On Friday, Churkin scoffed of Rice, "you can't beat a Stanford education" and suggested she make her vocabulary "more Victorian."
Inner City Press twice asked Ban's spokesman Martin Nesirky to respond to Russia's critique; both times Nesirky refused to comment. So Inner City Press asked Churkin if he expected or had received a response, or if his comments about Ban had just been a shot across the bow.
"I spoke with Secretary General," Churkin replied with a smile, "it was a very good conversation." Journalists in attendence giggled. Churkin hadn't called anyone "bogus," but a message had been sent. Victorian, indeed.
On Syria, Churkin read out loud a Russian drafted press statement welcoming the Arab League monitoring mission, which he said "the usual five" suspects had blocked. (One assumes the European Four plus the United States.)
He said he'd circulated another draft press statement, about the bombings in Damascus, with the "silence procedure" running through 3:30 pm. He said the language was standard.
Inner City Press asked if Russia's draft included the usually standard proviso that efforts to combat terrorism should comply with human rights law.
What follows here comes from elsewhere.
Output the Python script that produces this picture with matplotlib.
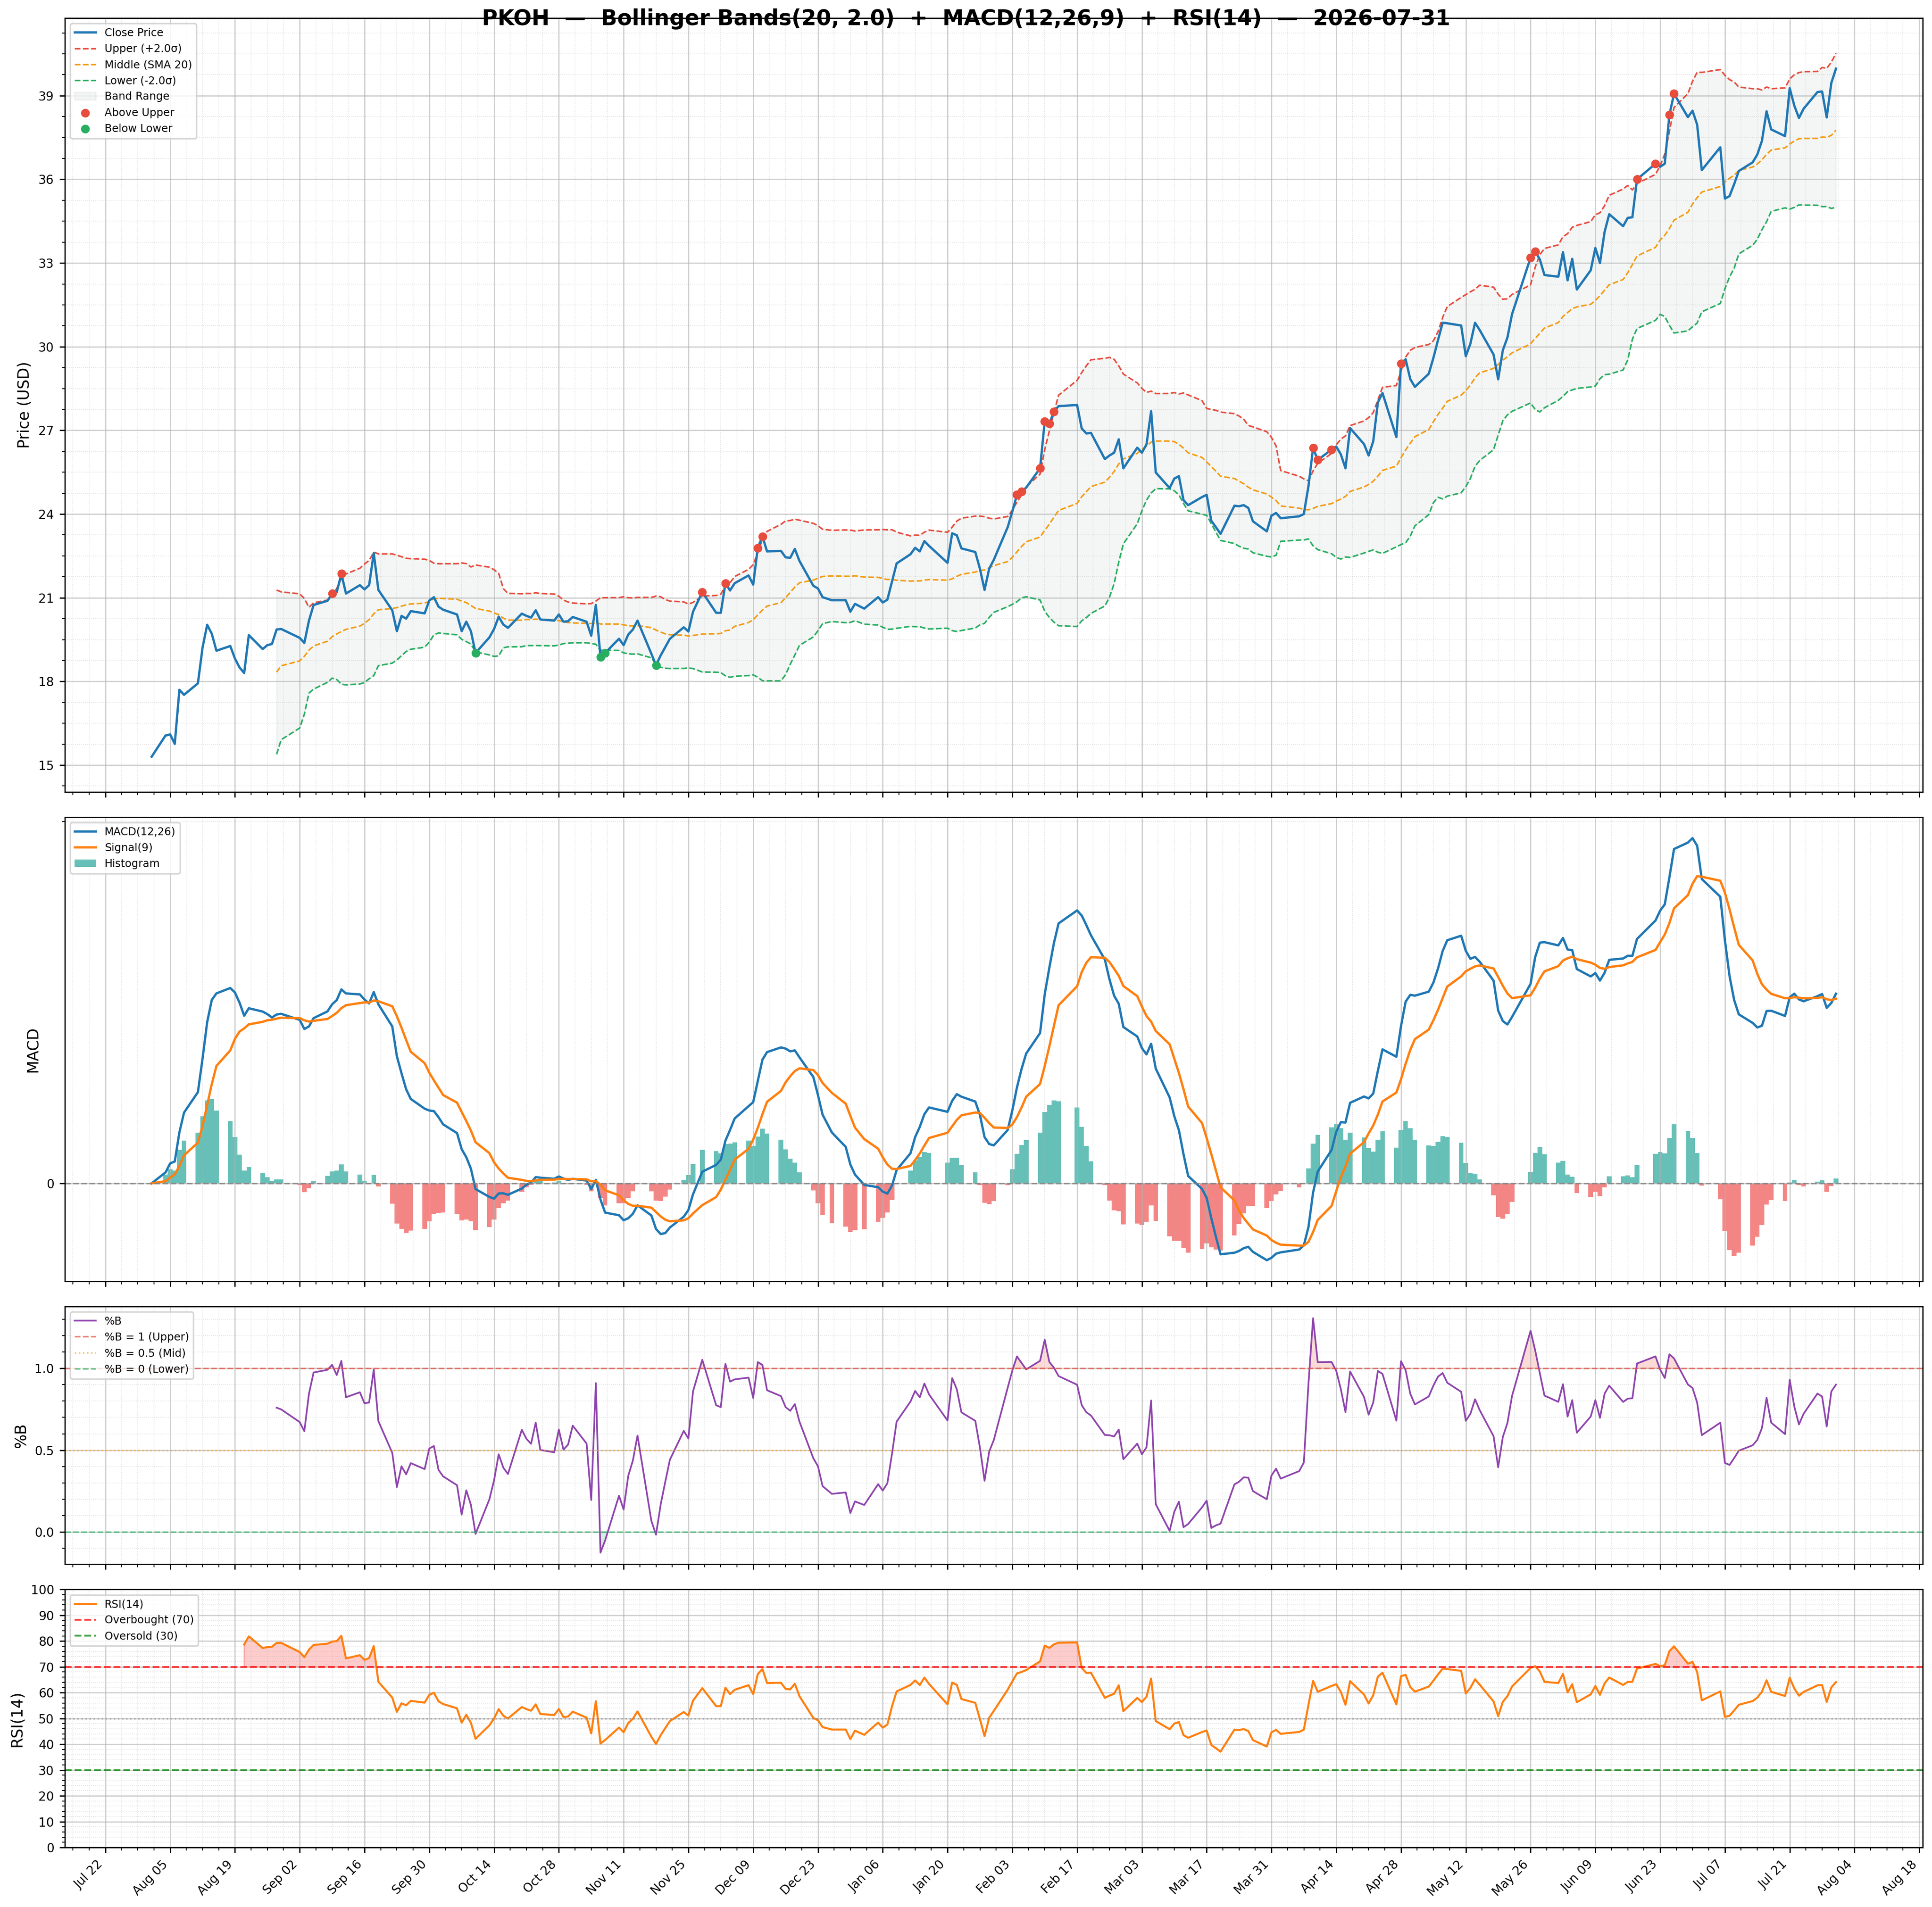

Churkin seemed to say yes, while adding that two words were missing. (The guess was he omitted sympathy "for the government," as a sop to "even the most anti-Damascus," as he put it.)
Inner City Press ended the press conference by asking Churkin to explain the lack of action on the proposal for a Security Council resolution appointing a UN Special Representative on investigating alleged organ trading by Kosovar officials. Churkin replied that Serbia decided to wait. For the five new members who join the Council in January, including Pakistan and Azerbaijan? "Serbia will make their assessment," Churkin said.